In the algorithm problem solving every morning, it took time, but I solved two problems.
This time, it was easy except that it took a long time because ‘//’ and ‘%’ were confused with each other in division.

'n' Numbers Spaced by 'x'

• The function solution should take an integer ‘x’ and a natural number ‘n’, and return a list containing ‘n’ numbers, starting at ‘x’ and increasing by ‘x’.

def solution(x, n):
    answer = []
    for i in range(1, n + 1):
        answer.append(x * i)

    return answer

Find the Number Whose Remainder is 1

• A natural number n is given as a parameter.
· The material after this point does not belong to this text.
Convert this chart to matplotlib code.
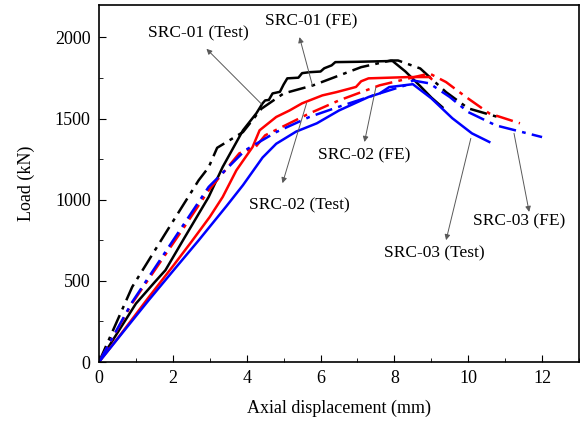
import matplotlib
matplotlib.use("Agg")
import matplotlib.pyplot as plt
from matplotlib.ticker import MultipleLocator

plt.rcParams['font.family'] = ['Liberation Serif', 'DejaVu Serif']

# SRC-01 (Test) - black solid
x01t = [0, 0.5, 1.0, 1.5, 1.8, 2.3, 2.97, 3.35, 3.9, 4.26, 4.43, 4.5, 4.6, 4.7, 4.9, 5.0, 5.1, 5.4, 5.5, 5.7, 6.0, 6.1, 6.3, 6.4, 7.0, 7.95, 8.3, 8.7, 9.0, 9.3]
y01t = [0, 180, 360, 490, 566, 760, 1017, 1202, 1428, 1532, 1594, 1612, 1615, 1655, 1665, 1710, 1748, 1752, 1780, 1786, 1790, 1810, 1828, 1848, 1850, 1855, 1790, 1700, 1630, 1570]
# SRC-01 (FE) - black dash-dot
x01f = [0, 0.9, 1.8, 2.7, 2.97, 3.2, 3.9, 4.4, 5.0, 5.8, 7.1, 7.9, 8.1, 8.7, 9.4, 10.0, 10.8]
y01f = [0, 463, 793, 1120, 1200, 1320, 1417, 1561, 1655, 1705, 1817, 1858, 1858, 1809, 1663, 1563, 1510]
# SRC-02 (Test) - red solid
x02t = [0, 0.54, 1.35, 2.0, 2.5, 3.0, 3.35, 3.72, 4.16, 4.35, 4.8, 5.16, 5.5, 6.05, 6.43, 6.96, 7.1, 7.3, 8.4, 8.95, 9.0]
y02t = [0, 156, 400, 590, 740, 894, 1017, 1181, 1325, 1428, 1510, 1550, 1594, 1643, 1663, 1695, 1730, 1748, 1756, 1756, 1745]
# SRC-02 (FE) - red dash-dot
x02f = [0, 0.9, 2.25, 2.97, 3.8, 4.24, 4.5, 5.7, 6.5, 7.6, 8.95, 9.4, 9.94, 10.57, 11.4]
y02f = [0, 363, 812, 1058, 1286, 1325, 1397, 1532, 1612, 1705, 1778, 1725, 1633, 1532, 1471]
# SRC-03 (Test) - blue solid
x03t = [0, 0.6, 1.35, 2.0, 2.7, 3.45, 3.9, 4.43, 4.8, 5.34, 5.9, 6.5, 6.8, 7.3, 7.6, 7.86, 8.5, 9.0, 9.57, 10.1, 10.57]
y03t = [0, 170, 382, 560, 750, 960, 1090, 1260, 1345, 1420, 1471, 1550, 1581, 1633, 1655, 1694, 1712, 1625, 1502, 1409, 1356]
# SRC-03 (FE) - blue dash-dot
x03f = [0, 0.9, 2.25, 2.97, 3.96, 4.8, 5.7, 6.6, 7.6, 8.3, 8.5, 8.95, 9.5, 10.0, 10.75, 12.0]
y03f = [0, 370, 833, 1079, 1305, 1417, 1510, 1581, 1655, 1705, 1735, 1717, 1633, 1540, 1458, 1386]

labels = ['SRC-01 (Test)', 'SRC-01 (FE)', 'SRC-02 (FE)', 'SRC-02 (Test)', 'SRC-03 (Test)', 'SRC-03 (FE)']
# annotation: text position, arrow head, arrow tail (on curve)
text_xy = [(2.68, 2025), (5.76, 2098), (7.19, 1274), (5.43, 966), (9.08, 671), (11.38, 868)]
head_xy = [(2.91, 1930), (5.43, 2002), (7.19, 1356), (4.97, 1102), (9.40, 751), (11.65, 925)]
tail_xy = [(4.40, 1590), (5.78, 1705), (7.50, 1694), (5.62, 1594), (10.07, 1378), (11.24, 1409)]

fig = plt.figure(figsize=(5.83, 4.23), dpi=100)
ax = fig.add_axes([99/583, (423-362)/423, (579-99)/583, (362-5)/423])

dd = (0, (7, 2.5, 1.5, 2.5))
ax.plot(x01t, y01t, color='black', lw=1.8)
ax.plot(x01f, y01f, color='black', lw=1.8, linestyle=dd)
ax.plot(x02t, y02t, color='#ff0000', lw=1.8)
ax.plot(x02f, y02f, color='#ff0000', lw=1.8, linestyle=dd)
ax.plot(x03t, y03t, color='#0000ff', lw=1.8)
ax.plot(x03f, y03f, color='#0000ff', lw=1.8, linestyle=dd)

for lab, t, h, s in zip(labels, text_xy, head_xy, tail_xy):
    ax.text(t[0], t[1], lab, ha='center', va='center', fontsize=12.5)
    ax.annotate('', xy=h, xytext=s,
                arrowprops=dict(arrowstyle='-|>', color='0.35', lw=0.7,
                                mutation_scale=8, shrinkA=0, shrinkB=0))

ax.set_xlim(0, 13)
ax.set_ylim(0, 2200)
ax.xaxis.set_major_locator(MultipleLocator(2))
ax.xaxis.set_minor_locator(MultipleLocator(1))
ax.yaxis.set_major_locator(MultipleLocator(500))
ax.yaxis.set_minor_locator(MultipleLocator(250))
ax.tick_params(which='both', direction='in', top=False, right=False, labelsize=13, pad=6)
ax.tick_params(which='major', length=5)
ax.tick_params(which='minor', length=3)
for sp in ax.spines.values():
    sp.set_linewidth(1.2)
ax.set_xlabel('Axial displacement (mm)', fontsize=13, labelpad=9)
ax.set_ylabel('Load (kN)', fontsize=13, labelpad=14)

fig.savefig('out.png', dpi=100)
Complete the solution function to return the smallest natural number ‘x’ such that the remainder when ‘n’ is divided by ‘x’ is 1.

def solution(n):
    x = 0
    while True:
        x += 1
        if n % x == 1:
            break
    return x

And I feel that the class I am currently taking is very difficult.
After understanding and actually applying it, it takes about 4 hours to listen to the lecture for about 30 minutes.

For example, the following problem.

Find the Alphabet

• Given a word S made up of only lowercase letters of the alphabet. Write a program that outputs the position of the first occurrence of each letter if it is included in the word, or -1 if it is not included.
• For each alphabet, the position where a first appears, the position where b first appears, … the position where z first appears are separated by spaces and output.
• If an alphabet is not included in the word, -1 is output. The first letter of the word is position 0, the second letter is position 1.

As you can see from the above, it took me a while to understand the problem…

import string


def get_idx_naive(word):
    result = [-1]*len(string.ascii_lowercase)
    for i in range(len(word)):
        char = word[i]
        for j in range(len(string.ascii_lowercase)):
            lo = string.ascii_lowercase[j]
            if result[j] == -1 and char == lo:
                result[j] = i
    print(' '.join([str(num) for num in result]))


get_idx_naive('baekjoon')

To solve this problem, first create a ‘list’ full of ‘-1’s and compare them.
If you start with this idea, you can write code by putting ‘for’ inside ‘for’.

This is O(N^2) but you can reduce to O(N) using ASCII code.

import string


def get_idx(word):
    # point 1. ord
    # point 2. O(n^2) -> O(n)
    result = [-1]*len(string.ascii_lowercase)
    for i in range(len(word)):
        idx = ord(word[i]) - 97
        if result[idx] == -1:
            result[idx] = i
    print(' '.join([str(num) for num in result]))

get_idx('baekjoon')

Comparing with a ‘list’ of ‘-1’ is the same, but using ‘ord’ converts a character to a number so that ‘for’ can be used only once.

This is an algorithmic problem that gets more difficult the more you know. I have to dig really hard.